Bendecid, no maldigáis - Alfa y Omega

Bendecir. Decir bien. Bendecir, reconocer la huella de Dios en cada cosa, en cada tiempo, en cada ser humano. Bendecir, dejar que el Espíritu nos haga partícipes de su proyecto de comunión, conscientes de nuestra fragilidad, sedientos de esperanza. Bendecir en momentos de confusión, de confrontación, de odios, de hipocresía, de trazos gruesos. Bendecir, con signos de solidaridad, en el silencio y en la mano que acompaña, en el compartir, en la fiesta y en el agradecimiento. Bendecir, ante la pérdida que nos abre a la trascendencia, en las lágrimas sanadoras, en la inocencia de los niños. Bendecir, frente al desastre y al mal, al egoísmo y a la violencia, a la brutalidad y al olvido. Bendecir, con las manos alzadas al cielo, conscientes de que la bendición no la damos nosotros, acogida de aquello que el mismo Dios nos ha regalado como oportunidad para la felicidad y la bienaventuranza. Bendecir, disfrutando de cada encuentro, de cada persona, de cada atardecer, de cada verso, del sello divino que habita y es presencia.
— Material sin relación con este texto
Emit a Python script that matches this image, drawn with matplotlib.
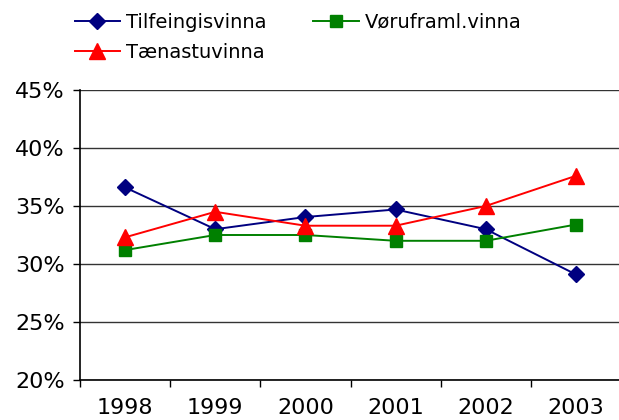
import matplotlib
matplotlib.use("Agg")
import matplotlib.pyplot as plt
from matplotlib.ticker import FixedLocator, PercentFormatter

# data
years = ["1998", "1999", "2000", "2001", "2002", "2003"]
tilfeingis = [36.6, 33.0, 34.05, 34.7, 33.0, 29.1]
voruframl = [31.2, 32.5, 32.5, 32.0, 32.0, 33.4]
taenastu = [32.3, 34.5, 33.3, 33.3, 35.0, 37.6]

labels = ["Tilfeingisvinna", "Vøruframl.vinna", "Tænastuvinna"]
yticks = [20, 25, 30, 35, 40, 45]

fig = plt.figure(figsize=(6.19, 4.2), dpi=100)
ax = fig.add_axes([80/619, 40/420, 541/619, 290/420])

x = list(range(len(years)))
l1, = ax.plot(x, tilfeingis, color="#000080", marker="D", markersize=8, lw=1.4)
l2, = ax.plot(x, voruframl, color="#008000", marker="s", markersize=8, lw=1.4)
l3, = ax.plot(x, taenastu, color="#FF0000", marker="^", markersize=11, lw=1.4)

ax.set_xlim(-0.5, len(years) - 0.5)
ax.set_ylim(20, 45)

# gridlines
for y in yticks:
    ax.axhline(y, color="#333333", lw=1.0, zorder=0)

ax.set_yticks(yticks)
ax.yaxis.set_major_formatter(PercentFormatter(decimals=0))
ax.tick_params(axis="y", length=5, width=1, labelsize=16, pad=6)

ax.set_xticks(x)
ax.set_xticklabels(years)
ax.xaxis.set_minor_locator(FixedLocator([i - 0.5 for i in range(len(years) + 1)]))
ax.tick_params(axis="x", which="major", length=0, labelsize=16, pad=13)
ax.tick_params(axis="x", which="minor", length=5, width=1)

for s in ["top", "right"]:
    ax.spines[s].set_visible(False)
ax.spines["left"].set_linewidth(1.2)
ax.spines["bottom"].set_linewidth(1.2)

fig.legend([l1, l3, l2], [labels[0], labels[2], labels[1]], ncol=2,
           loc="upper left", bbox_to_anchor=(62/619, 1.0), frameon=False,
           fontsize=14, handlelength=2.35, handletextpad=0.3,
           columnspacing=2.4, labelspacing=0.6, borderaxespad=0.25)

fig.savefig("out.png", dpi=100)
Bendecir, cuando la tormenta asusta, cuando buscamos refugio, ante la soledad y el sufrimiento. Bendecir, para librarnos del mal, para que venga tu Reino, para perdonarnos en las ofensas propias y ajenas, para cultivar un nosotros. Bendecir, no como superstición o como magia, sino como luz y manantial. Bendecir, para ahuyentar el orgullo y la soberbia, para mirar con ojos de pobre, con alma de pobre, con pies de pobre. Bendecir, sin caer en ingenuidades pero colmados de ternura, educando nuestra alma para percibir más hondo. Bendecir, escuchando el corazón, abrazando, dejándose seducir por un amor entregado hasta la muerte y una muerte de cruz. Bendecir, parando el reloj, jugando fuerte, soñando bienaventuranzas. Bendecir, contra todo pronóstico y frente a agoreros y videntes. Bendecir, como las olas del mar, como el sol y la luna, como el olor a café, como la sonrisa de un niño o de un anciano, como el viento en el rostro.

Quizá este es un desafío de nuestro tiempo, de todos los tiempos: reconocer esa presencia del Espíritu, creer que Dios es Dios y, obviamente, es mucho más grande que nuestras estrechas y limitadas percepciones. Y entonces sentirnos libres, agradecidos y bendecidos para, a su vez, poder bendecir.